-------- Source material

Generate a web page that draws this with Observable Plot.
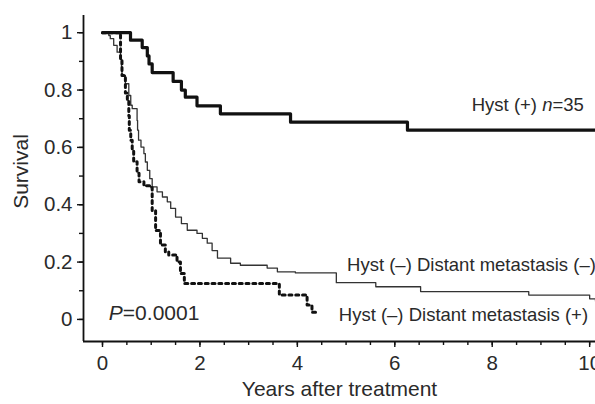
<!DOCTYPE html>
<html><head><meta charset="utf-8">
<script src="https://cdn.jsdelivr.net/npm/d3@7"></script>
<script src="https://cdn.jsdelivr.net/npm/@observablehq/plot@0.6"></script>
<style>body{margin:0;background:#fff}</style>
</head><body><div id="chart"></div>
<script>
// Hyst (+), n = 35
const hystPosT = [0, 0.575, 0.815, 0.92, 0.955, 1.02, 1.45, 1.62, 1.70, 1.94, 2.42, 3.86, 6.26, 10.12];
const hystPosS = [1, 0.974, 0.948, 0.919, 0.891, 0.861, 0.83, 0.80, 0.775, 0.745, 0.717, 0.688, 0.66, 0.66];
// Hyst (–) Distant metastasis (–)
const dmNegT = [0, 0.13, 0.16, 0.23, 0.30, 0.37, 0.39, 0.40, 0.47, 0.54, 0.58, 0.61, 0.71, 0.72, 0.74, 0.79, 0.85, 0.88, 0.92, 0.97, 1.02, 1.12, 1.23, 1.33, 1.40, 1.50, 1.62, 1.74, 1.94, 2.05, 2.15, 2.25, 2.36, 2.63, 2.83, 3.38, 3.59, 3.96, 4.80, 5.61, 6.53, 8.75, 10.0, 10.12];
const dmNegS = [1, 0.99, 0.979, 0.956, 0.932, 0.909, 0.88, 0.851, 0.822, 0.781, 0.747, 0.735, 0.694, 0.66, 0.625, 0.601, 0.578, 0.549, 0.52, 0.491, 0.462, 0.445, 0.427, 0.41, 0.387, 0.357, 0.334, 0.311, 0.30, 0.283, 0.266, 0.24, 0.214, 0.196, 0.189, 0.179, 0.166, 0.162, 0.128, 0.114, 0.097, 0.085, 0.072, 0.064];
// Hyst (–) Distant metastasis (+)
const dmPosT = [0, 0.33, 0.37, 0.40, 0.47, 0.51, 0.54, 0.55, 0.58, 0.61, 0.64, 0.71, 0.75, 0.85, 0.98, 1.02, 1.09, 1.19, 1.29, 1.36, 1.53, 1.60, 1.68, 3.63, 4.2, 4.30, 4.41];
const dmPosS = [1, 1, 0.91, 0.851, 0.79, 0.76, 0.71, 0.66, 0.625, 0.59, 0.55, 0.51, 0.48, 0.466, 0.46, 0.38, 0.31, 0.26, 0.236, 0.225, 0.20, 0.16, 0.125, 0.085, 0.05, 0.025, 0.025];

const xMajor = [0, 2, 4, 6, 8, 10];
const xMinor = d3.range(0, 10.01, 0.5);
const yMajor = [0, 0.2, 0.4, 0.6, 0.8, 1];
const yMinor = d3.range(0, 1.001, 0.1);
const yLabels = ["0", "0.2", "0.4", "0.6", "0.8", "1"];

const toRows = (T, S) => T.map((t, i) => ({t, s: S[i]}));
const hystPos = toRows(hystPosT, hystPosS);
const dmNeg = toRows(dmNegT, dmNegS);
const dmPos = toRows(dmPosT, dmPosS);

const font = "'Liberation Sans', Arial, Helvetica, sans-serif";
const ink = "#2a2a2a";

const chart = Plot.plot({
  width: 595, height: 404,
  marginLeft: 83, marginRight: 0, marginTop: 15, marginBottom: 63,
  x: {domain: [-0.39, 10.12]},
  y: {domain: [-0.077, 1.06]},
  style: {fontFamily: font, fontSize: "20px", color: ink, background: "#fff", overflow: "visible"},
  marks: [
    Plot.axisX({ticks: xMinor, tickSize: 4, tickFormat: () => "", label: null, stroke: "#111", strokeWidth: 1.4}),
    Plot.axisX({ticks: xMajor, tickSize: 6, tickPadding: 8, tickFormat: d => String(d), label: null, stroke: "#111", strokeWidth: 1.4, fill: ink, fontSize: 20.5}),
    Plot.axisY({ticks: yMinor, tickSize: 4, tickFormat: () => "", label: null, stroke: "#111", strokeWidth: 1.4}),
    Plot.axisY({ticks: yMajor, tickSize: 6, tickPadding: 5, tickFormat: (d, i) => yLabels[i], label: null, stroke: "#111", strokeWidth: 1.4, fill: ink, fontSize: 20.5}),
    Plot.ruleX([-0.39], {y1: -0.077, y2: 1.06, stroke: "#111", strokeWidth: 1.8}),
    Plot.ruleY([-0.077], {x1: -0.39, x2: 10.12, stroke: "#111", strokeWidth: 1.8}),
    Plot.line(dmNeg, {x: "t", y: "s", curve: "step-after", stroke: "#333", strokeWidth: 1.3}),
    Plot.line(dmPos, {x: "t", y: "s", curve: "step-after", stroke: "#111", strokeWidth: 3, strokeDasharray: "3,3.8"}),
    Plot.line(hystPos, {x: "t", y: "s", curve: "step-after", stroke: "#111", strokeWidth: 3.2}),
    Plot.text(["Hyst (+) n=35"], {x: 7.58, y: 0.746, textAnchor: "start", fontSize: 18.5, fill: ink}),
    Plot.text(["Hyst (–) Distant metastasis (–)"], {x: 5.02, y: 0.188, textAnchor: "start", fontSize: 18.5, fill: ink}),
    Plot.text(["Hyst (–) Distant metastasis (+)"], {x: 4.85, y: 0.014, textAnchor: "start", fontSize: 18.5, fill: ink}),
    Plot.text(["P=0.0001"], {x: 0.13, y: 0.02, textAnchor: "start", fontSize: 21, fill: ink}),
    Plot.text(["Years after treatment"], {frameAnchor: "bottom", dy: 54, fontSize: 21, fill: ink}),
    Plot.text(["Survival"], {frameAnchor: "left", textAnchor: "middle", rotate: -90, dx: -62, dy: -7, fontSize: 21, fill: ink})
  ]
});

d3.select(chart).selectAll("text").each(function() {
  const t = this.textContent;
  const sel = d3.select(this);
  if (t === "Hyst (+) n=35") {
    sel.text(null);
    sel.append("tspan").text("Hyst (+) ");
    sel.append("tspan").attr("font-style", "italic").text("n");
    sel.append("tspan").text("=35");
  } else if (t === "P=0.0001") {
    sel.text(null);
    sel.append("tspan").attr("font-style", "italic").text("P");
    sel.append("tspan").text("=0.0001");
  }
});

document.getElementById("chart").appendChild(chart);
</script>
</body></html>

----------------

**Written instruction:**
Write out the listing word for word, omitting the pictures it holds.

**Exercise answer:**
Generate a web page that draws this with Observable Plot.
<!DOCTYPE html>
<html><head><meta charset="utf-8">
<script src="https://cdn.jsdelivr.net/npm/d3@7"></script>
<script src="https://cdn.jsdelivr.net/npm/@observablehq/plot@0.6"></script>
<style>body{margin:0;background:#fff}</style>
</head><body><div id="chart"></div>
<script>
// Hyst (+), n = 35
const hystPosT = [0, 0.575, 0.815, 0.92, 0.955, 1.02, 1.45, 1.62, 1.70, 1.94, 2.42, 3.86, 6.26, 10.12];
const hystPosS = [1, 0.974, 0.948, 0.919, 0.891, 0.861, 0.83, 0.80, 0.775, 0.745, 0.717, 0.688, 0.66, 0.66];
// Hyst (–) Distant metastasis (–)
const dmNegT = [0, 0.13, 0.16, 0.23, 0.30, 0.37, 0.39, 0.40, 0.47, 0.54, 0.58, 0.61, 0.71, 0.72, 0.74, 0.79, 0.85, 0.88, 0.92, 0.97, 1.02, 1.12, 1.23, 1.33, 1.40, 1.50, 1.62, 1.74, 1.94, 2.05, 2.15, 2.25, 2.36, 2.63, 2.83, 3.38, 3.59, 3.96, 4.80, 5.61, 6.53, 8.75, 10.0, 10.12];
const dmNegS = [1, 0.99, 0.979, 0.956, 0.932, 0.909, 0.88, 0.851, 0.822, 0.781, 0.747, 0.735, 0.694, 0.66, 0.625, 0.601, 0.578, 0.549, 0.52, 0.491, 0.462, 0.445, 0.427, 0.41, 0.387, 0.357, 0.334, 0.311, 0.30, 0.283, 0.266, 0.24, 0.214, 0.196, 0.189, 0.179, 0.166, 0.162, 0.128, 0.114, 0.097, 0.085, 0.072, 0.064];
// Hyst (–) Distant metastasis (+)
const dmPosT = [0, 0.33, 0.37, 0.40, 0.47, 0.51, 0.54, 0.55, 0.58, 0.61, 0.64, 0.71, 0.75, 0.85, 0.98, 1.02, 1.09, 1.19, 1.29, 1.36, 1.53, 1.60, 1.68, 3.63, 4.2, 4.30, 4.41];
const dmPosS = [1, 1, 0.91, 0.851, 0.79, 0.76, 0.71, 0.66, 0.625, 0.59, 0.55, 0.51, 0.48, 0.466, 0.46, 0.38, 0.31, 0.26, 0.236, 0.225, 0.20, 0.16, 0.125, 0.085, 0.05, 0.025, 0.025];

const xMajor = [0, 2, 4, 6, 8, 10];
const xMinor = d3.range(0, 10.01, 0.5);
const yMajor = [0, 0.2, 0.4, 0.6, 0.8, 1];
const yMinor = d3.range(0, 1.001, 0.1);
const yLabels = ["0", "0.2", "0.4", "0.6", "0.8", "1"];

const toRows = (T, S) => T.map((t, i) => ({t, s: S[i]}));
const hystPos = toRows(hystPosT, hystPosS);
const dmNeg = toRows(dmNegT, dmNegS);
const dmPos = toRows(dmPosT, dmPosS);

const font = "'Liberation Sans', Arial, Helvetica, sans-serif";
const ink = "#2a2a2a";

const chart = Plot.plot({
  width: 595, height: 404,
  marginLeft: 83, marginRight: 0, marginTop: 15, marginBottom: 63,
  x: {domain: [-0.39, 10.12]},
  y: {domain: [-0.077, 1.06]},
  style: {fontFamily: font, fontSize: "20px", color: ink, background: "#fff", overflow: "visible"},
  marks: [
    Plot.axisX({ticks: xMinor, tickSize: 4, tickFormat: () => "", label: null, stroke: "#111", strokeWidth: 1.4}),
    Plot.axisX({ticks: xMajor, tickSize: 6, tickPadding: 8, tickFormat: d => String(d), label: null, stroke: "#111", strokeWidth: 1.4, fill: ink, fontSize: 20.5}),
    Plot.axisY({ticks: yMinor, tickSize: 4, tickFormat: () => "", label: null, stroke: "#111", strokeWidth: 1.4}),
    Plot.axisY({ticks: yMajor, tickSize: 6, tickPadding: 5, tickFormat: (d, i) => yLabels[i], label: null, stroke: "#111", strokeWidth: 1.4, fill: ink, fontSize: 20.5}),
    Plot.ruleX([-0.39], {y1: -0.077, y2: 1.06, stroke: "#111", strokeWidth: 1.8}),
    Plot.ruleY([-0.077], {x1: -0.39, x2: 10.12, stroke: "#111", strokeWidth: 1.8}),
    Plot.line(dmNeg, {x: "t", y: "s", curve: "step-after", stroke: "#333", strokeWidth: 1.3}),
    Plot.line(dmPos, {x: "t", y: "s", curve: "step-after", stroke: "#111", strokeWidth: 3, strokeDasharray: "3,3.8"}),
    Plot.line(hystPos, {x: "t", y: "s", curve: "step-after", stroke: "#111", strokeWidth: 3.2}),
    Plot.text(["Hyst (+) n=35"], {x: 7.58, y: 0.746, textAnchor: "start", fontSize: 18.5, fill: ink}),
    Plot.text(["Hyst (–) Distant metastasis (–)"], {x: 5.02, y: 0.188, textAnchor: "start", fontSize: 18.5, fill: ink}),
    Plot.text(["Hyst (–) Distant metastasis (+)"], {x: 4.85, y: 0.014, textAnchor: "start", fontSize: 18.5, fill: ink}),
    Plot.text(["P=0.0001"], {x: 0.13, y: 0.02, textAnchor: "start", fontSize: 21, fill: ink}),
    Plot.text(["Years after treatment"], {frameAnchor: "bottom", dy: 54, fontSize: 21, fill: ink}),
    Plot.text(["Survival"], {frameAnchor: "left", textAnchor: "middle", rotate: -90, dx: -62, dy: -7, fontSize: 21, fill: ink})
  ]
});

d3.select(chart).selectAll("text").each(function() {
  const t = this.textContent;
  const sel = d3.select(this);
  if (t === "Hyst (+) n=35") {
    sel.text(null);
    sel.append("tspan").text("Hyst (+) ");
    sel.append("tspan").attr("font-style", "italic").text("n");
    sel.append("tspan").text("=35");
  } else if (t === "P=0.0001") {
    sel.text(null);
    sel.append("tspan").attr("font-style", "italic").text("P");
    sel.append("tspan").text("=0.0001");
  }
});

document.getElementById("chart").appendChild(chart);
</script>
</body></html>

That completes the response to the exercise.